Swiggy OA SDE Intern + Fulltime + Fresher + Experienced | CTC - 15 to 30 L | Set 3

Question

Question 2: Recursive Land Division

Problem Statement

A country consists of N regions, each containing a specific number of towns. The government has decided to split the country into two separate nations in a way that minimizes the absolute difference between the total number of towns in each new nation. Each region is connected to another region through roads, forming a tree structure (i.e., an undirected connected graph with N-1 edges and no cycles).

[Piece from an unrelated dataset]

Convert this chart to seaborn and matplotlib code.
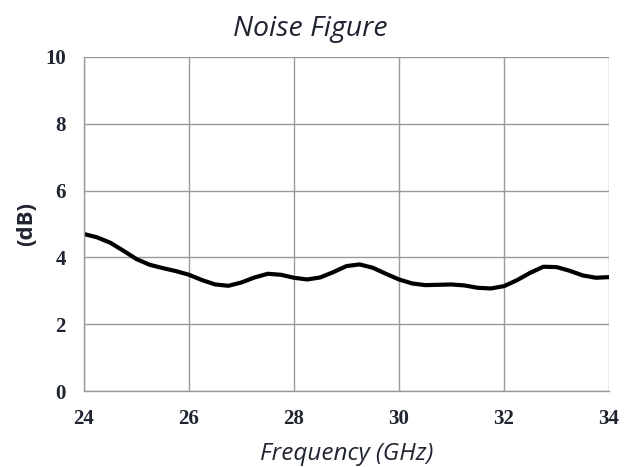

Your task is to determine the minimum possible absolute difference in the number of towns between the two new nations after removing exactly one road.

Input Format

 * The first line contains one integer, N (the number of regions).

 * The second line contains N space-separated integers representing the towns array (number of towns in the i^{th} region).

 * The next N-1 lines each contain two integers, u and v, representing a bidirectional road between regions u and v.

Output Format

 * A single integer representing the minimum possible absolute difference in the number of towns between the two new nations.

Constraints

 * 2 \le N \le 10^5 (Large number of regions)

 * * * The given graph is a tree.

Sample Input

2

10 20

1 2

 

Sample Output

10

 

Explanation

The country has 2 regions connected by a single road: 1-2.

The total number of towns is 10 + 20 = 30.

Possible splits:

 * Removing edge (1,2): Two nations \rightarrow \{10\} and \{20\} \rightarrow |10 - 20| = 10.

   The minimum possible difference is 10.